▶ **Exercise brief**:
Without the pictures, return all of the material exactly as written.

▶ **Material**:
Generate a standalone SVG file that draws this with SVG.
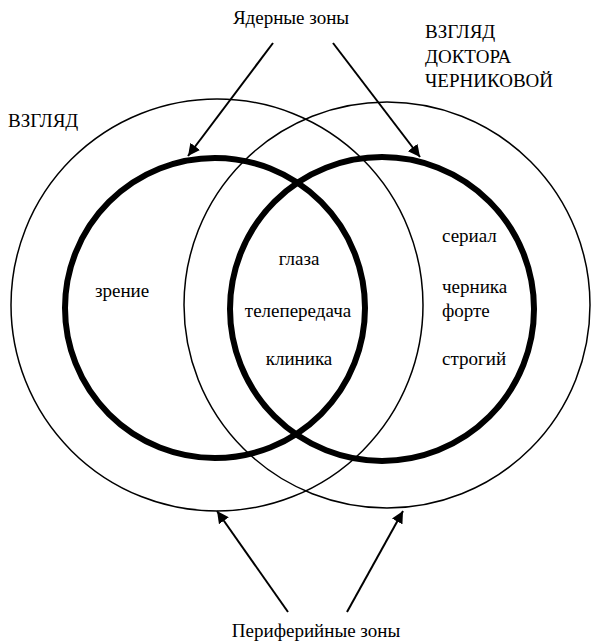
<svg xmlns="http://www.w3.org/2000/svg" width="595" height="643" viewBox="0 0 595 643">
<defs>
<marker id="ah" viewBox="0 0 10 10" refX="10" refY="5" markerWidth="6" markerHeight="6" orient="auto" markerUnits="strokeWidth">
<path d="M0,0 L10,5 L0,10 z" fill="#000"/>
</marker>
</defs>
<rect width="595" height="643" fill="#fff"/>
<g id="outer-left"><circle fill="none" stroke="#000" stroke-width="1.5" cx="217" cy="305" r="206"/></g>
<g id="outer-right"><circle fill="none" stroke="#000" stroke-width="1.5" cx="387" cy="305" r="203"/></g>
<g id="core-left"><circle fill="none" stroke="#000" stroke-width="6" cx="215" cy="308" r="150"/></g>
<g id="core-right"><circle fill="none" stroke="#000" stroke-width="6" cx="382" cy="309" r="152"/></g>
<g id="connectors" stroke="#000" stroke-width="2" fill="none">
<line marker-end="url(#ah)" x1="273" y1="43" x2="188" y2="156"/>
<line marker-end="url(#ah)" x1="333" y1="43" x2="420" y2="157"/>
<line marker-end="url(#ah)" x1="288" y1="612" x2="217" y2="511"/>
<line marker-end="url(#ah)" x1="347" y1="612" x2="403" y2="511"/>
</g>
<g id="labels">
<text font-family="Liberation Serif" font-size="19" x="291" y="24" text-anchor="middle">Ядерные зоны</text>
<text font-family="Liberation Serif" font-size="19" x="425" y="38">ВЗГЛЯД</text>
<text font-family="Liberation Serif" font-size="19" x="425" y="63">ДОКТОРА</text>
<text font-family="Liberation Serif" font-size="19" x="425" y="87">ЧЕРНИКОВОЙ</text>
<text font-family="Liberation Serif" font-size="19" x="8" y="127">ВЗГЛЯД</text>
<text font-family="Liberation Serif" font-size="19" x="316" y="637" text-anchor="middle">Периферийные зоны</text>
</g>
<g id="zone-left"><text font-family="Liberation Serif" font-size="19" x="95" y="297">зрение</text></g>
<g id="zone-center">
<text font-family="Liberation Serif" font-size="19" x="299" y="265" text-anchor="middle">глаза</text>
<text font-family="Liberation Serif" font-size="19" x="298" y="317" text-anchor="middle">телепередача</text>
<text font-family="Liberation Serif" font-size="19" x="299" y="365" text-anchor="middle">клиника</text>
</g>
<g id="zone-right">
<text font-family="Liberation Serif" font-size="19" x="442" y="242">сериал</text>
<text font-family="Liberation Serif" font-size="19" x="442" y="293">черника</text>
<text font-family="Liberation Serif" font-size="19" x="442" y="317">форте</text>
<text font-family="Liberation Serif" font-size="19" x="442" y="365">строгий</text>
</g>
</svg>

▶ **The answer**:
Generate a standalone SVG file that draws this with SVG.
<svg xmlns="http://www.w3.org/2000/svg" width="595" height="643" viewBox="0 0 595 643">
<defs>
<marker id="ah" viewBox="0 0 10 10" refX="10" refY="5" markerWidth="6" markerHeight="6" orient="auto" markerUnits="strokeWidth">
<path d="M0,0 L10,5 L0,10 z" fill="#000"/>
</marker>
</defs>
<rect width="595" height="643" fill="#fff"/>
<g id="outer-left"><circle fill="none" stroke="#000" stroke-width="1.5" cx="217" cy="305" r="206"/></g>
<g id="outer-right"><circle fill="none" stroke="#000" stroke-width="1.5" cx="387" cy="305" r="203"/></g>
<g id="core-left"><circle fill="none" stroke="#000" stroke-width="6" cx="215" cy="308" r="150"/></g>
<g id="core-right"><circle fill="none" stroke="#000" stroke-width="6" cx="382" cy="309" r="152"/></g>
<g id="connectors" stroke="#000" stroke-width="2" fill="none">
<line marker-end="url(#ah)" x1="273" y1="43" x2="188" y2="156"/>
<line marker-end="url(#ah)" x1="333" y1="43" x2="420" y2="157"/>
<line marker-end="url(#ah)" x1="288" y1="612" x2="217" y2="511"/>
<line marker-end="url(#ah)" x1="347" y1="612" x2="403" y2="511"/>
</g>
<g id="labels">
<text font-family="Liberation Serif" font-size="19" x="291" y="24" text-anchor="middle">Ядерные зоны</text>
<text font-family="Liberation Serif" font-size="19" x="425" y="38">ВЗГЛЯД</text>
<text font-family="Liberation Serif" font-size="19" x="425" y="63">ДОКТОРА</text>
<text font-family="Liberation Serif" font-size="19" x="425" y="87">ЧЕРНИКОВОЙ</text>
<text font-family="Liberation Serif" font-size="19" x="8" y="127">ВЗГЛЯД</text>
<text font-family="Liberation Serif" font-size="19" x="316" y="637" text-anchor="middle">Периферийные зоны</text>
</g>
<g id="zone-left"><text font-family="Liberation Serif" font-size="19" x="95" y="297">зрение</text></g>
<g id="zone-center">
<text font-family="Liberation Serif" font-size="19" x="299" y="265" text-anchor="middle">глаза</text>
<text font-family="Liberation Serif" font-size="19" x="298" y="317" text-anchor="middle">телепередача</text>
<text font-family="Liberation Serif" font-size="19" x="299" y="365" text-anchor="middle">клиника</text>
</g>
<g id="zone-right">
<text font-family="Liberation Serif" font-size="19" x="442" y="242">сериал</text>
<text font-family="Liberation Serif" font-size="19" x="442" y="293">черника</text>
<text font-family="Liberation Serif" font-size="19" x="442" y="317">форте</text>
<text font-family="Liberation Serif" font-size="19" x="442" y="365">строгий</text>
</g>
</svg>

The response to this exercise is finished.